The laser was never delivered. The system had to be custom-built and would have taken weeks to complete and ship, Hobart reps explained on March 18, after which the Aum reps abruptly broke off communications. The Tokyo subway attack unfolded two days later.

The Hobart negotiation was not an isolated incident. It was the culmination of a years-long effort by Aum Shinrikyo to acquire laser technology, one that spanned three continents and stretched from a Nobel Prize winner’s living room to the research laboratories of some of Japan’s largest defense contractors — a cautionary tale of how terrorists might someday attempt to turn laser technology into a tool of their evil aspirations.

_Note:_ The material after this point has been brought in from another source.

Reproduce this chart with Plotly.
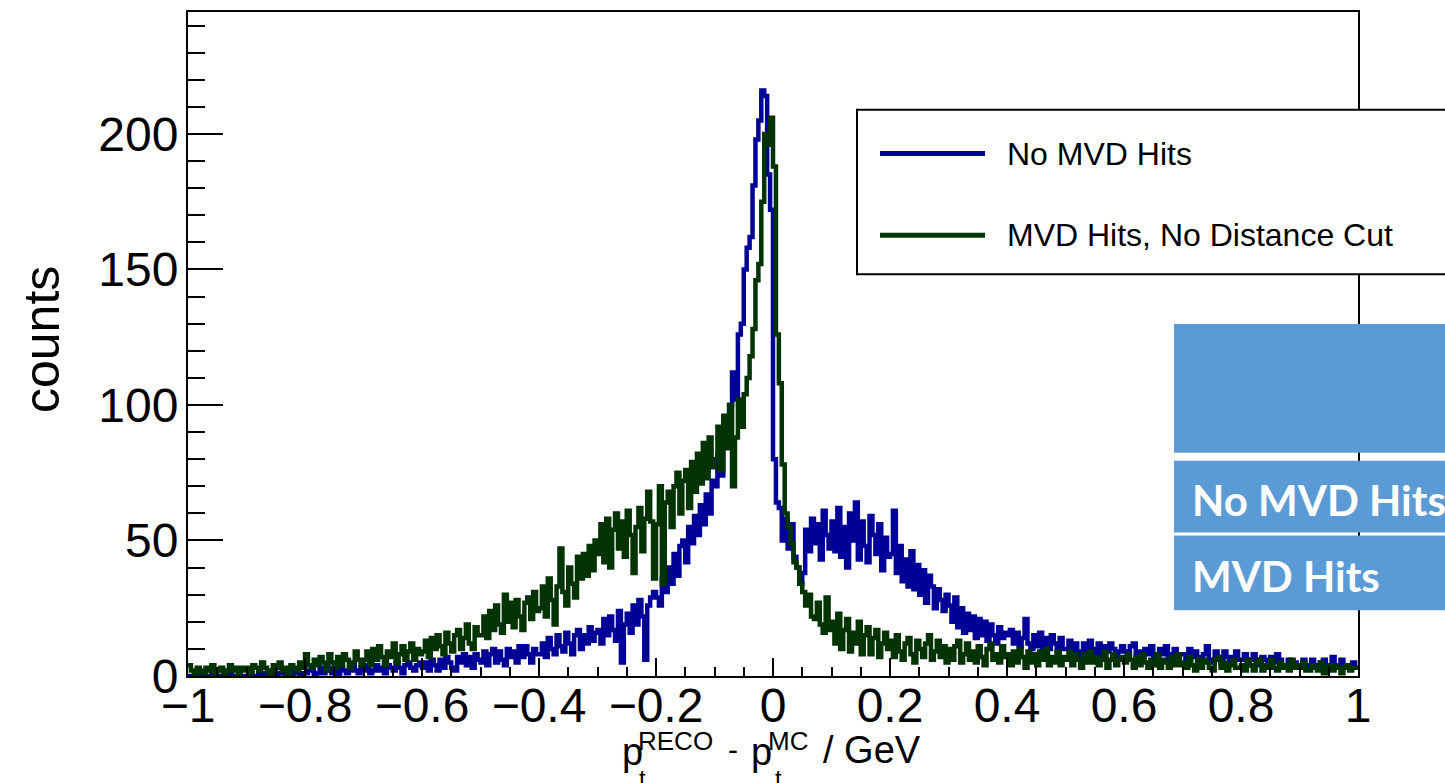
import numpy as np
import plotly.graph_objects as go

# ---------------- data ----------------
X_MIN, X_MAX, N_BINS = -1.0, 1.0, 400

green_counts = [
    4,2,1,3,2,1,3,2,4,1,2,3,1,2,4,2,3,1,3,2,
    3,1,4,3,2,5,3,2,1,4,3,5,2,3,1,4,3,2,5,3,
    8,4,3,6,4,7,5,2,8,5,3,7,4,8,6,3,5,9,6,4,
    6,9,4,10,6,11,7,4,9,7,12,5,8,11,6,9,12,6,10,8,
    9,13,7,14,10,15,11,8,16,12,9,15,17,10,14,19,12,10,18,15,
    15,22,14,24,17,26,19,16,30,20,27,18,28,22,17,27,29,21,31,24,
    25,33,22,36,28,19,33,47,31,26,40,34,29,44,36,45,37,48,39,50,
    45,56,42,58,40,54,60,47,57,44,61,52,38,55,62,46,58,68,57,36,
    56,70,34,64,68,55,70,75,60,72,76,62,79,68,82,71,86,73,88,77,
    80,92,76,96,84,100,70,88,102,92,104,110,118,128,146,152,175,200,196,206,
    188,126,108,78,60,55,49,42,40,34,31,26,30,22,21,27,19,16,29,17,
    20,12,23,10,17,21,9,16,12,20,8,15,18,8,14,17,7,12,16,10,
    13,7,15,9,6,12,14,8,5,13,10,7,12,15,6,9,13,7,11,5,
    10,6,11,13,5,8,12,6,9,5,11,7,4,10,12,6,8,5,11,7,
    8,4,9,5,10,7,3,9,5,8,4,9,6,10,4,7,5,9,4,7,
    6,9,4,8,6,3,8,5,9,5,7,4,6,9,3,6,8,4,6,7,
    5,8,6,3,7,4,8,5,3,6,4,8,3,6,5,3,7,4,8,4,
    5,3,7,4,2,6,3,6,5,3,2,6,7,3,5,2,4,6,3,3,
    4,2,6,4,2,5,6,2,4,3,6,3,2,5,3,4,2,6,3,4,
    3,5,2,2,4,3,2,5,1,3,4,2,4,3,1,3,4,2,3,3,
]

blue_counts = [
    0,0,0,1,0,0,0,0,1,0,0,0,0,0,1,0,0,0,0,0,
    0,1,0,0,1,0,1,0,0,2,0,1,1,0,1,0,2,1,0,1,
    1,2,2,0,1,3,1,2,3,1,2,0,3,2,1,2,4,2,1,3,
    2,4,1,2,4,2,3,1,4,3,2,5,3,1,4,5,3,2,4,5,
    3,5,2,6,4,2,6,3,7,5,3,2,7,5,8,4,7,3,8,6,
    5,9,4,8,10,5,9,6,4,10,7,9,5,11,7,11,8,5,10,8,
    8,12,7,14,10,8,15,11,9,16,12,8,15,17,10,15,12,18,13,16,
    17,12,21,15,22,17,13,24,5,19,23,16,26,19,28,22,6,26,29,31,
    29,26,36,31,40,34,45,37,48,50,42,55,49,59,52,63,56,67,60,72,
    70,82,74,88,92,100,112,102,126,130,150,158,162,181,198,205,216,214,185,172,
    80,64,62,50,58,47,56,44,40,34,38,54,46,58,49,56,43,61,52,47,
    57,46,62,44,55,40,60,50,64,43,57,48,42,59,52,45,56,39,51,44,
    45,61,38,48,35,43,33,46,32,41,30,39,27,37,33,25,32,28,24,30,
    26,20,29,18,25,16,23,17,22,14,21,15,20,13,19,15,12,18,14,16,
    15,17,12,16,11,14,21,12,10,15,11,16,9,14,10,15,12,9,14,10,
    10,13,8,12,9,7,12,8,13,10,8,12,7,11,9,12,10,7,9,11,
    9,7,11,12,7,9,6,10,8,11,7,6,10,8,11,6,8,10,6,8,
    8,6,10,7,9,5,7,8,11,6,5,9,7,5,9,7,5,7,9,6,
    6,8,4,6,8,6,4,7,6,4,7,5,8,6,4,3,6,4,5,4,
    4,6,3,4,6,4,3,5,6,4,3,7,4,3,6,4,4,3,5,3,
]

series_names = ["No MVD Hits", "MVD Hits, No Distance Cut"]
table_labels = ["No MVD Hits", "MVD Hits"]
x_title_parts = ["p", "RECO", "-", "p", "MC", "/ GeV"]
y_title = "counts"

# ---------------- styling ----------------
BLUE = "#000099"
GREEN = "#023302"
TABLE_BLUE = "#5B9BD5"
FONT = "Liberation Sans, Arial, Helvetica, sans-serif"

W, H = 1445, 783
L, R, T, B = 188, 1358, 10, 676


def fx(px):
    return (px - L) / (R - L)


def fy(py):
    return (B - py) / (B - T)


edges = np.linspace(X_MIN, X_MAX, N_BINS + 1)

fig = go.Figure()
for counts, color, name in [(blue_counts, BLUE, series_names[0]),
                            (green_counts, GREEN, series_names[1])]:
    y = list(counts) + [counts[-1]]
    fig.add_trace(go.Scatter(x=edges, y=y, mode="lines", name=name,
                             line=dict(color=color, width=4.5, shape="hv"),
                             showlegend=False, hoverinfo="skip"))

fig.update_layout(
    width=W, height=H,
    margin=dict(l=L, r=W - R, t=T, b=H - B, pad=0),
    paper_bgcolor="white", plot_bgcolor="white",
    font=dict(family=FONT, color="black"),
    showlegend=False,
)

fig.update_xaxes(
    range=[X_MIN, X_MAX], tick0=-1, dtick=0.2,
    ticks="inside", ticklen=18, tickwidth=2, tickcolor="black",
    showline=True, linewidth=2, linecolor="black", mirror=True,
    showgrid=False, zeroline=False,
    tickfont=dict(size=48, family=FONT, color="black"),
    ticklabelstandoff=-14,
    minor=dict(ticks="inside", ticklen=9, tickwidth=2, tickcolor="black",
               dtick=0.05, tick0=-1, showgrid=False),
)
fig.update_yaxes(
    range=[0, 245], tick0=0, dtick=50,
    ticks="inside", ticklen=35, tickwidth=2, tickcolor="black",
    showline=True, linewidth=2, linecolor="black", mirror=True,
    showgrid=False, zeroline=False,
    tickfont=dict(size=48, family=FONT, color="black"),
    ticklabelstandoff=-2,
    minor=dict(ticks="inside", ticklen=17, tickwidth=2, tickcolor="black",
               dtick=10, tick0=0, showgrid=False),
)

shapes = []
annotations = []

# y title
annotations.append(dict(text=y_title, x=fx(42), y=fy(339), xref="paper", yref="paper",
                        xanchor="center", yanchor="middle", textangle=-90,
                        showarrow=False, font=dict(size=50, family=FONT, color="black")))


def txt(s, px, py, size, anchor="left", color="black", family=FONT):
    annotations.append(dict(text=s, x=fx(px), y=fy(py), xref="paper", yref="paper",
                            xanchor=anchor, yanchor="middle", showarrow=False,
                            font=dict(size=size, family=family, color=color)))


# x title pieces
txt(x_title_parts[0], 620, 752, 38)
txt(x_title_parts[1], 636, 741, 26)
txt(x_title_parts[2], 726, 750, 30)
txt(x_title_parts[3], 749, 752, 38)
txt(x_title_parts[4], 766, 741, 26)
txt(x_title_parts[5], 821, 750, 38)
txt("t", 637, 779, 24)
txt("t", 773, 779, 24)

# legend box
shapes.append(dict(type="rect", xref="paper", yref="paper",
                   x0=fx(857), x1=fx(1470), y0=fy(273), y1=fy(108),
                   line=dict(color="black", width=2), fillcolor="white", layer="above"))
for yy, col, name in [(152, BLUE, series_names[0]), (234, GREEN, series_names[1])]:
    shapes.append(dict(type="line", xref="paper", yref="paper",
                       x0=fx(880), x1=fx(985), y0=fy(yy), y1=fy(yy),
                       line=dict(color=col, width=5), layer="above"))
    txt(name, 1005, yy, 32)

# blue table overlay
for y0, y1 in [(323, 452), (460, 532), (535, 610)]:
    shapes.append(dict(type="rect", xref="paper", yref="paper",
                       x0=fx(1174), x1=fx(1470), y0=fy(y1), y1=fy(y0),
                       line=dict(width=0), fillcolor=TABLE_BLUE, layer="above"))
txt("<b>" + table_labels[0] + "</b>", 1190, 499, 42, color="white", family="Lato, Open Sans, sans-serif")
txt("<b>" + table_labels[1] + "</b>", 1190, 576, 42, color="white", family="Lato, Open Sans, sans-serif")

fig.update_layout(shapes=shapes, annotations=annotations)
fig.write_html("out.html")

Aum Shinrikyo became infamous for sarin, but the group’s founder and self-proclaimed messiah, Shoko Asahara, had grander ambitions than nerve gas. Born Chizuo Matsumoto, Asahara built the cult around an apocalyptic ideology that blended Buddhism with millenarian prophecy, centered on his prediction that nuclear war would bring about Armageddon and that Aum’s members would be among the sole survivors. After the group’s humiliating defeat in Japan’s 1990 parliamentary elections — in which Asahara received only 1,783 votes out of half a million cast — he accused the government of fraud and shifted the cult’s mission entirely from surviving the apocalypse to starting it.